Reality: This defeats the purpose of CQRS (you have coupled read and write performance) and creates a distributed transaction if read models are in different databases. Projections should be asynchronous with eventual consistency.

7. No Idempotency in Consumers

Mistake: Assuming each event will be delivered exactly once.

Reality: Consumers will see duplicates due to retries, rebalancing, and replay. Every consumer must be idempotent. Use the Redis dedup pattern or database upserts.

8. Premature Event Store Optimization

Mistake: Choosing EventStoreDB or building a complex event store before understanding if PostgreSQL is sufficient.

Reality: A simple PostgreSQL table handles millions of events with proper indexing. Start simple, measure, and graduate when you hit real limits.

Memory Hooks

Interview Questions

Q: "When would you NOT use event sourcing?"

When the domain is simple CRUD with no business value in the event history, when the team has no event sourcing experience and the timeline is tight, or when GDPR right-to-deletion is a primary concern (event sourcing makes deletion significantly harder).

Q: "What is the biggest operational cost of event sourcing?"

Projection rebuild time. When you fix a projection bug or add a new read model, you must replay the entire event store. This can take hours for large systems and must be planned for in deployment processes.

Q: "Can you use event sourcing without CQRS?"

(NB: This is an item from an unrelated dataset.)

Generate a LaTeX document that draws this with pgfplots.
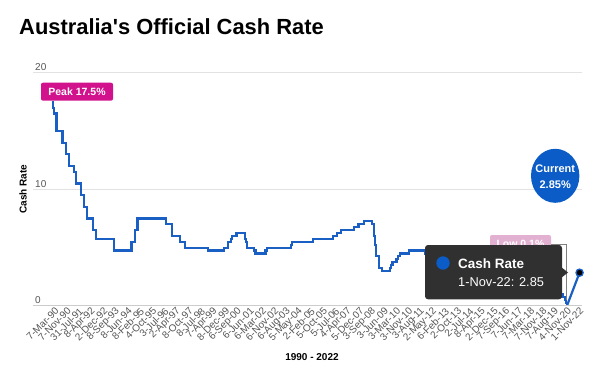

Technically yes -- you could replay events on every read. But this is impractical at scale because replaying hundreds of events per query is too slow. CQRS (separate read models) is the standard complement to event sourcing. They are not the same thing, but they almost always go together.

Q: "How do you handle GDPR deletion in an event-sourced system?"

Two main approaches: (1) Crypto-shredding -- encrypt PII in events with a per-user key; to "delete," destroy the key, making the encrypted fields unreadable. (2) Event rewriting -- create a new stream without PII and swap references. Crypto-shredding is more common because it does not violate event immutability.